» **What you need to do**
Starting at the first line of the listing below, retype each line up to and including the one that contains "import seaborn as sns". Leave pictures out.

:: Listed entries

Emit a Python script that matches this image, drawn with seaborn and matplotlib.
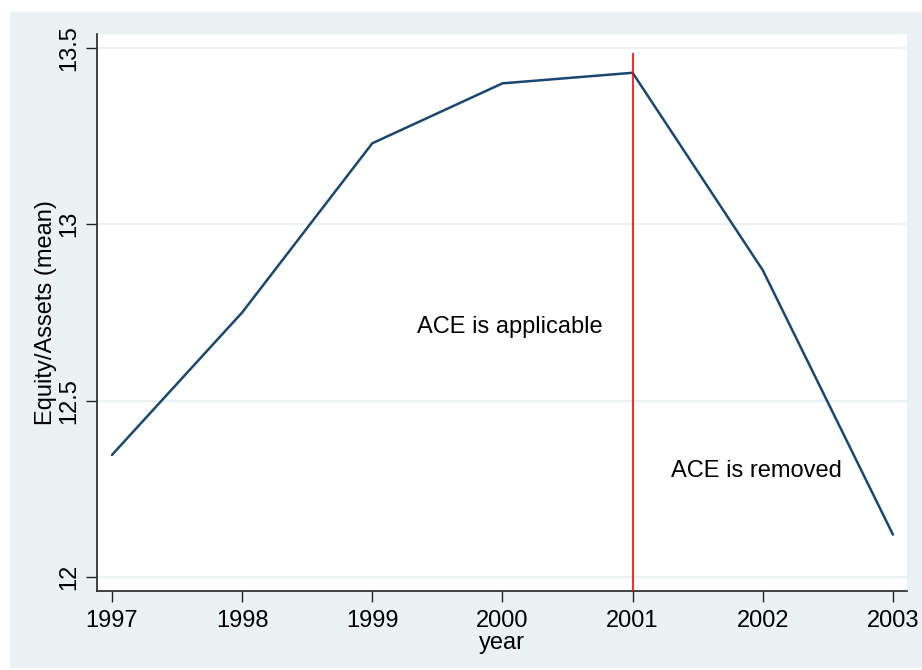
import matplotlib
matplotlib.use("Agg")
import matplotlib.pyplot as plt
from matplotlib.patches import Rectangle
import seaborn as sns

years = [1997, 1998, 1999, 2000, 2001, 2002, 2003]
equity_assets = [12.346, 12.75, 13.23, 13.40, 13.43, 12.87, 12.12]
y_ticks = [12, 12.5, 13, 13.5]
y_tick_labels = ["12", "12.5", "13", "13.5"]

sns.set_style("white")
plt.rcParams["font.family"] = ["Liberation Sans", "DejaVu Sans"]
plt.rcParams["text.color"] = "black"
plt.rcParams["axes.labelcolor"] = "black"
plt.rcParams["xtick.color"] = "black"
plt.rcParams["ytick.color"] = "black"

bg = "#eaf2f3"
fig = plt.figure(figsize=(9.22, 6.70), dpi=100)
fig.patch.set_facecolor("white")
fig.patches.append(Rectangle((10 / 922, 2 / 670), 912 / 922, 656 / 670,
                             transform=fig.transFigure, facecolor=bg,
                             edgecolor="none", zorder=-10))

ax = fig.add_axes([97 / 922, 79 / 670, 810 / 922, 557 / 670])
ax.set_zorder(1)
ax.set_facecolor("white")

for t in y_ticks:
    ax.axhline(t, color=bg, lw=1.5, zorder=1)

sns.lineplot(x=years, y=equity_assets, color="#1a476f", lw=1.8, ax=ax, zorder=3)

ax.vlines(2001, 11.96, 13.485, color="red", lw=1.2, zorder=4)

ax.text(2000.06, 12.71, "ACE is applicable", fontsize=17, ha="center", va="center")
ax.text(2001.95, 12.30, "ACE is removed", fontsize=17, ha="center", va="center")

ax.set_xlim(1996.885, 2003.108)
ax.set_ylim(11.96, 13.54)
ax.set_xticks(years)
ax.set_xticklabels([str(y) for y in years], fontsize=17)
ax.set_yticks(y_ticks)
ax.set_yticklabels(y_tick_labels, fontsize=17, rotation=90, va="center")
ax.tick_params(axis="x", direction="out", length=8, width=1, color="#222222",
               bottom=True, pad=6)
ax.tick_params(axis="y", direction="out", length=8, width=1, color="#222222",
               left=True, pad=4)
ax.set_xlabel("year", fontsize=17, labelpad=0)
ax.set_ylabel("Equity/Assets (mean)", fontsize=17, labelpad=1)

for s in ["top", "right"]:
    ax.spines[s].set_visible(False)
for s in ["left", "bottom"]:
    ax.spines[s].set_color("#222222")
    ax.spines[s].set_linewidth(1.2)

fig.savefig("out.png", dpi=100, facecolor=fig.get_facecolor())
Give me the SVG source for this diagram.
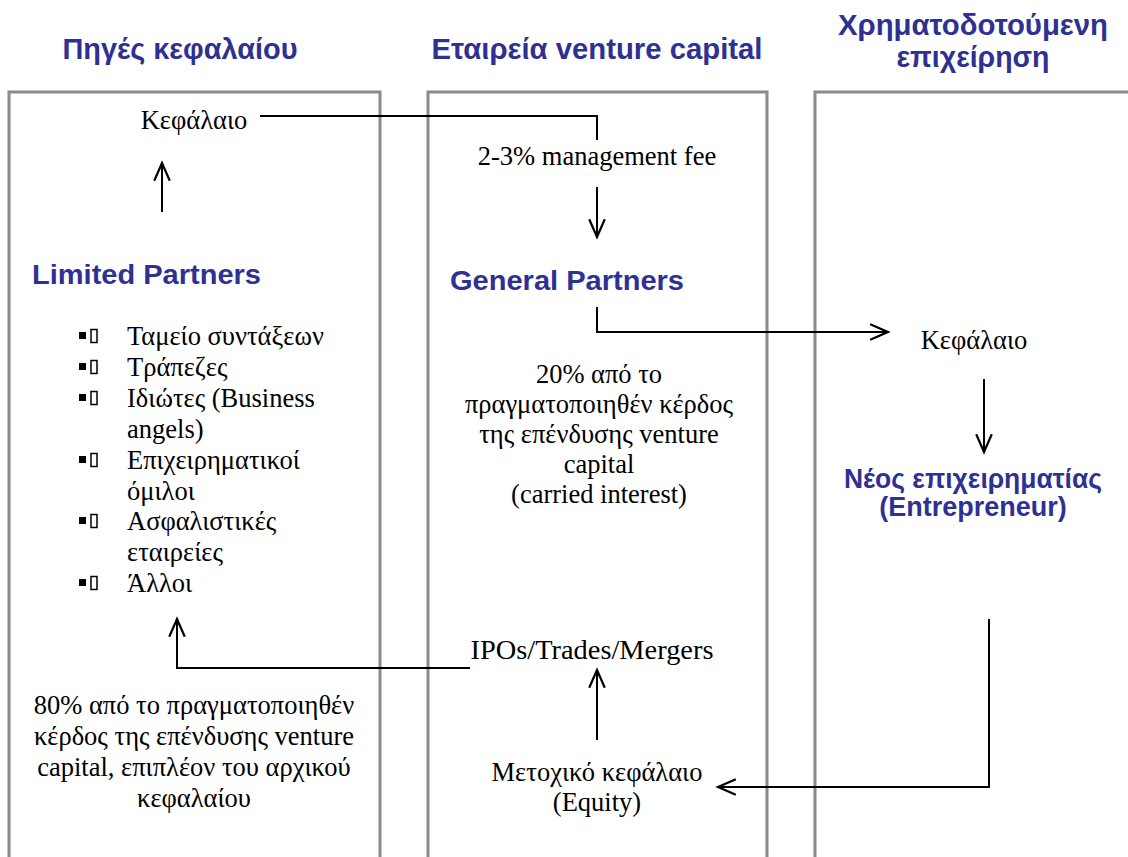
<svg xmlns="http://www.w3.org/2000/svg" width="1128" height="857" viewBox="0 0 1128 857">
<style>
.box{fill:none;stroke:#8a8a8a;stroke-width:3}
.hdr{font-family:"Liberation Sans",Arial,sans-serif;font-weight:bold;font-size:30px;fill:#2e3192;text-anchor:middle}
.blue{font-family:"Liberation Sans",Arial,sans-serif;font-weight:bold;font-size:27px;fill:#2e3192}
.t{font-family:"Liberation Serif","Times New Roman",serif;font-size:26.5px;fill:#000}
.c{text-anchor:middle}
.ln{fill:none;stroke:#000;stroke-width:2}
.bul{fill:#000}
.tofu{fill:none;stroke:#000;stroke-width:1.5}
</style>
<defs>
<marker id="ah" markerUnits="userSpaceOnUse" markerWidth="24" markerHeight="20" viewBox="-18 -9 20 18" refX="0" refY="0" orient="auto">
<path d="M-16,-7 L0,0 L-16,7" fill="none" stroke="#000" stroke-width="2"/>
</marker>
</defs>
<rect width="1128" height="857" fill="#fff"/>

<g id="headers">
<text class="hdr" x="180" y="59" textLength="235" lengthAdjust="spacingAndGlyphs">Πηγές κεφαλαίου</text>
<text class="hdr" x="597" y="59" textLength="331" lengthAdjust="spacingAndGlyphs">Εταιρεία venture capital</text>
<text class="hdr" x="973" y="35" textLength="270" lengthAdjust="spacingAndGlyphs">Χρηματοδοτούμενη</text>
<text class="hdr" x="973" y="67" textLength="153" lengthAdjust="spacingAndGlyphs">επιχείρηση</text>
</g>

<g id="columns">
<path class="box" d="M9,870 V92 H380 V870"/>
<path class="box" d="M428,870 V92 H767 V870"/>
<path class="box" d="M815,870 V92 H1140"/>
</g>

<g id="connectors">
<path class="ln" d="M260,116 H597 V140"/>
<path class="ln" d="M597,187 V237" marker-end="url(#ah)"/>
<path class="ln" d="M162,212 V163" marker-end="url(#ah)"/>
<path class="ln" d="M597,307 V332 H888" marker-end="url(#ah)"/>
<path class="ln" d="M984,379 V452" marker-end="url(#ah)"/>
<path class="ln" d="M989,619 V787 H718" marker-end="url(#ah)"/>
<path class="ln" d="M597,740 V670" marker-end="url(#ah)"/>
<path class="ln" d="M470,668 H177 V619" marker-end="url(#ah)"/>
</g>

<g id="lp-kefalaio">
<text class="t c" x="194" y="129">Κεφάλαιο</text>
</g>

<g id="limited-partners">
<text class="blue" x="32" y="284" textLength="229" lengthAdjust="spacingAndGlyphs">Limited Partners</text>
<rect class="bul" x="79" y="332" width="7" height="7"/><rect class="tofu" x="91" y="329.5" width="6" height="13"/>
<text class="t" x="127" y="345">Ταμείο συντάξεων</text>
<rect class="bul" x="79" y="363" width="7" height="7"/><rect class="tofu" x="91" y="360.5" width="6" height="13"/>
<text class="t" x="127" y="376">Τράπεζες</text>
<rect class="bul" x="79" y="394" width="7" height="7"/><rect class="tofu" x="91" y="391.5" width="6" height="13"/>
<text class="t" x="127" y="407">Ιδιώτες (Business</text>
<text class="t" x="127" y="438">angels)</text>
<rect class="bul" x="79" y="456" width="7" height="7"/><rect class="tofu" x="91" y="453.5" width="6" height="13"/>
<text class="t" x="127" y="469">Επιχειρηματικοί</text>
<text class="t" x="127" y="500">όμιλοι</text>
<rect class="bul" x="79" y="517" width="7" height="7"/><rect class="tofu" x="91" y="514.5" width="6" height="13"/>
<text class="t" x="127" y="530">Ασφαλιστικές</text>
<text class="t" x="127" y="561">εταιρείες</text>
<rect class="bul" x="79" y="579" width="7" height="7"/><rect class="tofu" x="91" y="576.5" width="6" height="13"/>
<text class="t" x="127" y="592">Άλλοι</text>
</g>

<g id="lp-return">
<text class="t c" x="194" y="714">80% από το πραγματοποιηθέν</text>
<text class="t c" x="194" y="745">κέρδος της επένδυσης venture</text>
<text class="t c" x="194" y="776">capital, επιπλέον του αρχικού</text>
<text class="t c" x="194" y="807">κεφαλαίου</text>
</g>

<g id="mgmt-fee">
<text class="t c" x="597" y="165">2-3% management fee</text>
</g>

<g id="general-partners">
<text class="blue" x="450" y="290" textLength="234" lengthAdjust="spacingAndGlyphs">General Partners</text>
</g>

<g id="carried-interest">
<text class="t c" x="599" y="383">20% από το</text>
<text class="t c" x="599" y="413">πραγματοποιηθέν κέρδος</text>
<text class="t c" x="599" y="443">της επένδυσης venture</text>
<text class="t c" x="599" y="473">capital</text>
<text class="t c" x="599" y="503">(carried interest)</text>
</g>

<g id="exits">
<text class="t c" x="592" y="659" textLength="243" lengthAdjust="spacingAndGlyphs">IPOs/Trades/Mergers</text>
</g>

<g id="equity">
<text class="t c" x="597" y="781">Μετοχικό κεφάλαιο</text>
<text class="t c" x="597" y="811">(Equity)</text>
</g>

<g id="company-kefalaio">
<text class="t c" x="974" y="349">Κεφάλαιο</text>
</g>

<g id="entrepreneur">
<text class="blue c" x="973" y="488" textLength="258" lengthAdjust="spacingAndGlyphs">Νέος επιχειρηματίας</text>
<text class="blue c" x="973" y="516">(Entrepreneur)</text>
</g>
</svg>
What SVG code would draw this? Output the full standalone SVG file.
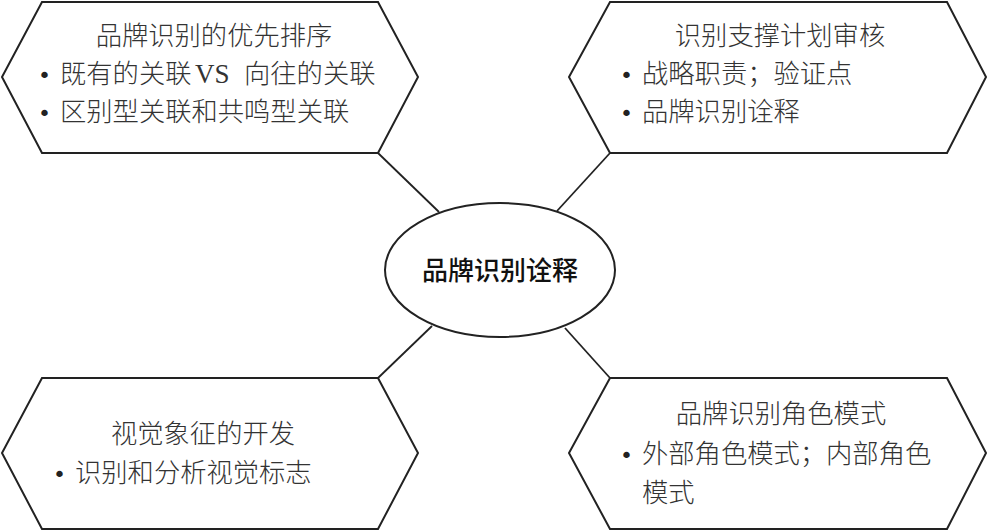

::::

» **Correct output**
Emit a Python script that matches this image, drawn with seaborn and matplotlib.
import matplotlib
matplotlib.use("Agg")
import matplotlib.pyplot as plt
from matplotlib.patches import Rectangle
import seaborn as sns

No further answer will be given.